AIM
Set down the full listing exactly as given. Any pictures are to be left out.

INFORMATION SUPPLIED

★ ★ ★ ★ ★

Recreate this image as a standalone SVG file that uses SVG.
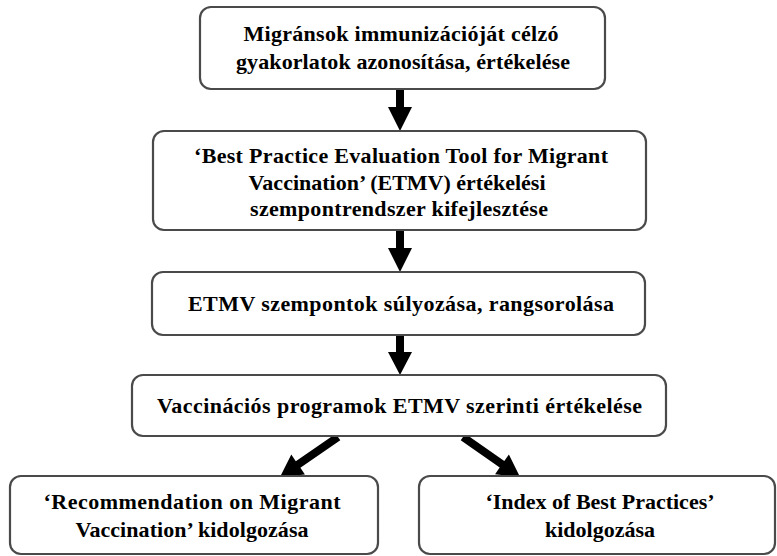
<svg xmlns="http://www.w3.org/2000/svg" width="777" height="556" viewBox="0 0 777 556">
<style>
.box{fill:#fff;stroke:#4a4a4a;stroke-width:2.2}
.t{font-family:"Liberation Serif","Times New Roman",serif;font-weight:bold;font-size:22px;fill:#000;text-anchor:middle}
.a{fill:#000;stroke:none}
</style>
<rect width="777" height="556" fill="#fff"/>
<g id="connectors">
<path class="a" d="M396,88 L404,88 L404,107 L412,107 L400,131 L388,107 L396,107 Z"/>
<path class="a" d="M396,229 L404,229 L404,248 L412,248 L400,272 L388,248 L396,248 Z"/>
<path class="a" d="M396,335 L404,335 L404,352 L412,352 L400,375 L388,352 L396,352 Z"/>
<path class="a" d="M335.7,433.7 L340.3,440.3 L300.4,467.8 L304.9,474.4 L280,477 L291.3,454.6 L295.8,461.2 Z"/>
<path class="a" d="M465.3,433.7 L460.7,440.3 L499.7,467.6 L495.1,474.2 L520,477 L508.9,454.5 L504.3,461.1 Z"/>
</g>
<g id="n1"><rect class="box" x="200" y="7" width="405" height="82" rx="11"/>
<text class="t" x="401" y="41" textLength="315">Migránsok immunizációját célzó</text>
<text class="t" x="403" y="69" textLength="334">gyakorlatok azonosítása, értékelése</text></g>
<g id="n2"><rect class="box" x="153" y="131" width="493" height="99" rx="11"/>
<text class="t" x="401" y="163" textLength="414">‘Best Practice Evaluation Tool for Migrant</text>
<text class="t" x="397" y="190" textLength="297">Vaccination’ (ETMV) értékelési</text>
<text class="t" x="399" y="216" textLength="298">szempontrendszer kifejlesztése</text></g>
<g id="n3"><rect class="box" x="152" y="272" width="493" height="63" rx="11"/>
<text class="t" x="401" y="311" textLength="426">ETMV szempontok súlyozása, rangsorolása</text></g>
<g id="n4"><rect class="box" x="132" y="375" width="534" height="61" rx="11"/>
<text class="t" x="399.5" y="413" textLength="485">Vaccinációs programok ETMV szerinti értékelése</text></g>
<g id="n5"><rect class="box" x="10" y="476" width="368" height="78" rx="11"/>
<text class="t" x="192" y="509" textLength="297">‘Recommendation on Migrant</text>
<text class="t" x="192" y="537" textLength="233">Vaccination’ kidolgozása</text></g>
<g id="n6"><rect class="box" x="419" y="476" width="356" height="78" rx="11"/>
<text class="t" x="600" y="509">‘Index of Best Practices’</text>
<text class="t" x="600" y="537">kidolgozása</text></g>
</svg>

★ ★ ★ ★ ★

RESULT FOR THIS EXERCISE
Recreate this image as a standalone SVG file that uses SVG.
<svg xmlns="http://www.w3.org/2000/svg" width="777" height="556" viewBox="0 0 777 556">
<style>
.box{fill:#fff;stroke:#4a4a4a;stroke-width:2.2}
.t{font-family:"Liberation Serif","Times New Roman",serif;font-weight:bold;font-size:22px;fill:#000;text-anchor:middle}
.a{fill:#000;stroke:none}
</style>
<rect width="777" height="556" fill="#fff"/>
<g id="connectors">
<path class="a" d="M396,88 L404,88 L404,107 L412,107 L400,131 L388,107 L396,107 Z"/>
<path class="a" d="M396,229 L404,229 L404,248 L412,248 L400,272 L388,248 L396,248 Z"/>
<path class="a" d="M396,335 L404,335 L404,352 L412,352 L400,375 L388,352 L396,352 Z"/>
<path class="a" d="M335.7,433.7 L340.3,440.3 L300.4,467.8 L304.9,474.4 L280,477 L291.3,454.6 L295.8,461.2 Z"/>
<path class="a" d="M465.3,433.7 L460.7,440.3 L499.7,467.6 L495.1,474.2 L520,477 L508.9,454.5 L504.3,461.1 Z"/>
</g>
<g id="n1"><rect class="box" x="200" y="7" width="405" height="82" rx="11"/>
<text class="t" x="401" y="41" textLength="315">Migránsok immunizációját célzó</text>
<text class="t" x="403" y="69" textLength="334">gyakorlatok azonosítása, értékelése</text></g>
<g id="n2"><rect class="box" x="153" y="131" width="493" height="99" rx="11"/>
<text class="t" x="401" y="163" textLength="414">‘Best Practice Evaluation Tool for Migrant</text>
<text class="t" x="397" y="190" textLength="297">Vaccination’ (ETMV) értékelési</text>
<text class="t" x="399" y="216" textLength="298">szempontrendszer kifejlesztése</text></g>
<g id="n3"><rect class="box" x="152" y="272" width="493" height="63" rx="11"/>
<text class="t" x="401" y="311" textLength="426">ETMV szempontok súlyozása, rangsorolása</text></g>
<g id="n4"><rect class="box" x="132" y="375" width="534" height="61" rx="11"/>
<text class="t" x="399.5" y="413" textLength="485">Vaccinációs programok ETMV szerinti értékelése</text></g>
<g id="n5"><rect class="box" x="10" y="476" width="368" height="78" rx="11"/>
<text class="t" x="192" y="509" textLength="297">‘Recommendation on Migrant</text>
<text class="t" x="192" y="537" textLength="233">Vaccination’ kidolgozása</text></g>
<g id="n6"><rect class="box" x="419" y="476" width="356" height="78" rx="11"/>
<text class="t" x="600" y="509">‘Index of Best Practices’</text>
<text class="t" x="600" y="537">kidolgozása</text></g>
</svg>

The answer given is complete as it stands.